There are a lot of myths floating around out there. Things that we believe to be true because people tell us they are. But are they actually true in reality?

Let’s take the example of the famous snack cake, the Twinkie. The durability and longevity of the delicious cream-filled cake has led to the myth that Twinkies have a shelf life of up to 100 years. Yes, it might be true that a science teacher from Maine kept one on top of his chalkboard for 30 years and it still looked like those on the grocery store shelves. Yet the reality is that the shelf-life of the Twinkie is more like 45 days for it to taste as great as the day it was made.

When it comes to a compliance audit – whether it is internal or external – we all hear myths about how streamlined and easy they can be. Most IT organizations would agree that audits are almost always tedious and stressful for everyone involved. Many technology vendors and consultants claim to make all that pressure go away with their solution.

But, can it be a reality?

Well, I believe that it can be a reality if you make the necessary changes to your governance, risk and compliance strategy – and build compliance into IT operations. IT has historically tried to resolve all challenges and delivering services by adjusting their operational process, but they have forgotten to plan for an audit situation.

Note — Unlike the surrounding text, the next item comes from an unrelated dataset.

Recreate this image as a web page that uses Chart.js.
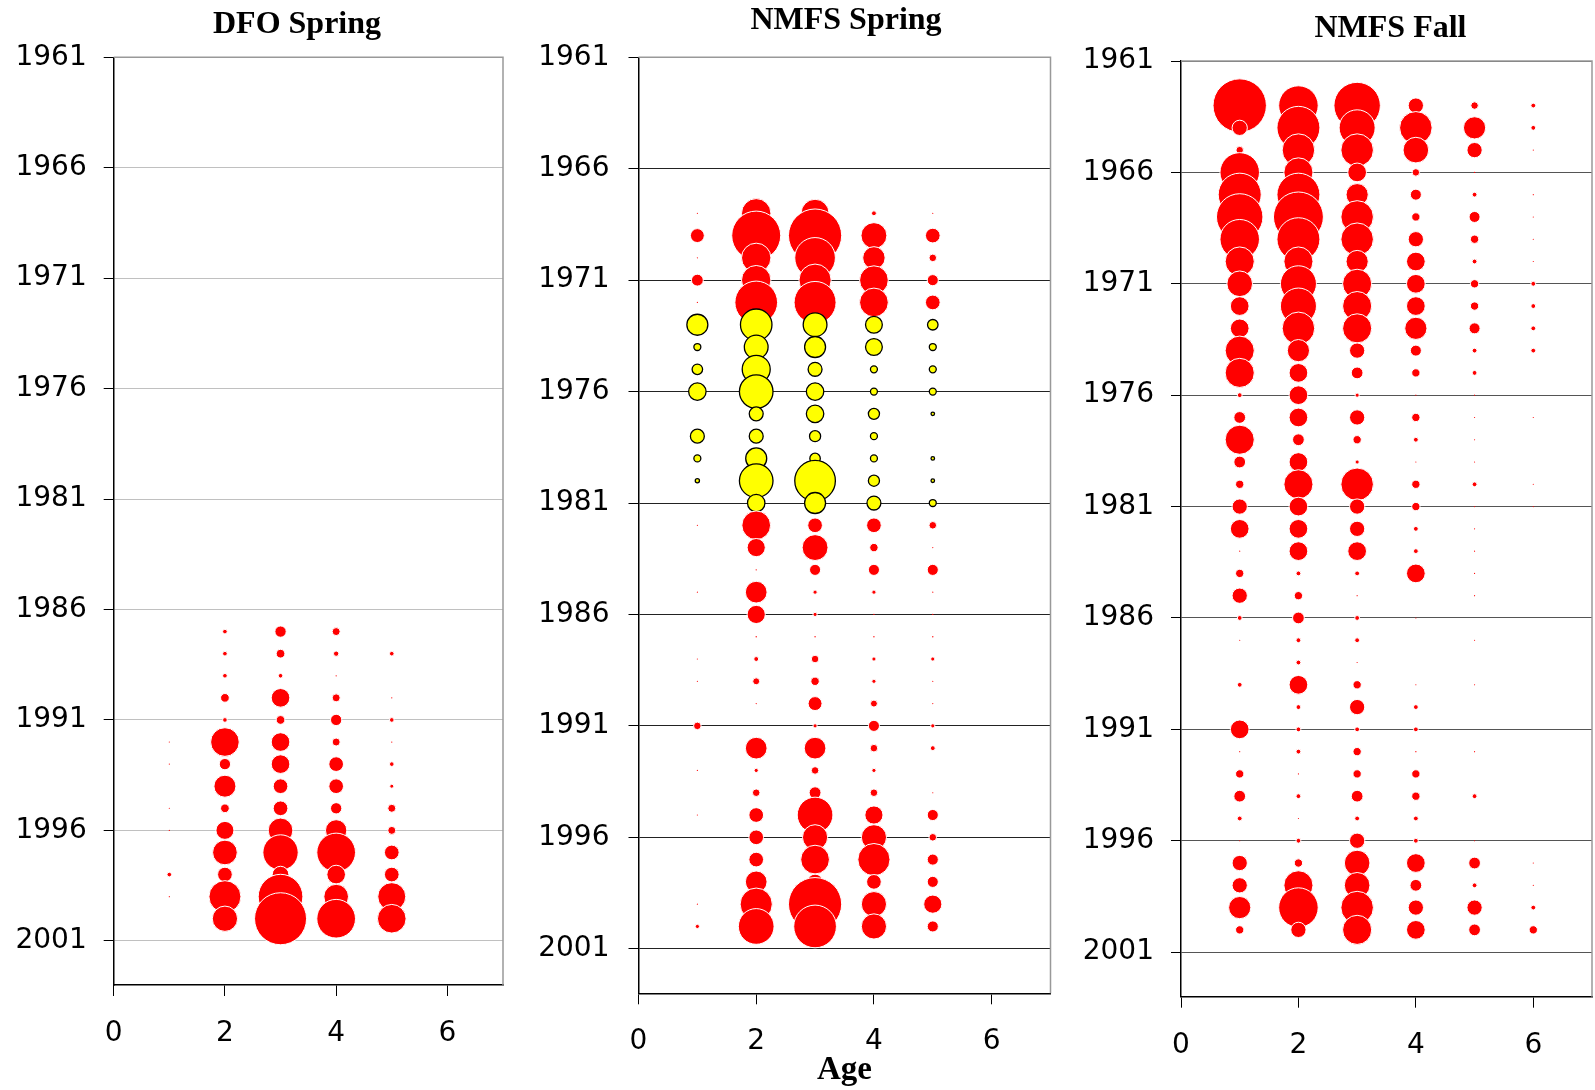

Building compliance into IT operations can be difficult, but it is possible. Here are three key things to keep in mind as you take on this challenge:

1. People centric strategy  In the past, IT has been centered around infrastrucre and applications. But, times have changed and IT finds themselves responsible for much more. You must prove that the workforce is compliant, not just the devices they work on. Workers are now mobile, unpredictable and pose a big compliance risk. Make sure IT is people centric because most audits are around people. Implement dynamic and context-aware controls to manage compliance – no matter when, where, or how people are working.

2. Centralized policies  For IT, a policy is really just a rule that helps them achieve compliance. To pass an audit, IT knows that they must have policies in place to meet the expected mandates. But, remember that even before you start making policies, be sure to address the real challenge of having a way to show auditors evidence that you have those policies in place. Plan to maintain your policies in a centralized, well managed repository as part of your compliance strategy to ease the audit process.

3. Automation  You can have all the best policies and have them in a centralized location, but still fail and audit because those policies aren’t being enforced. Relying on manual processes for policy enforcement just doesn’t work because it is prone to human error and easily forgotten based on other priorities that arise. The best way to ensure enforcement is through automated controls. Automation brings confidence that your rules are being applied and provides you with credible documentation for auditors. Just be sure that your automation solution is dynamic and flexible enough to adjust as policies and context of people change.

You may be saying to yourself, “There will never be anything awesome about an audit.” Well, I can’t argue with you there. However, I believe that you can absolutely take measures today to set yourself up for a future filled with audits that have an awesome outcome.

Best of luck with your next audit – I hope the dream of an awesome audit becomes a reality!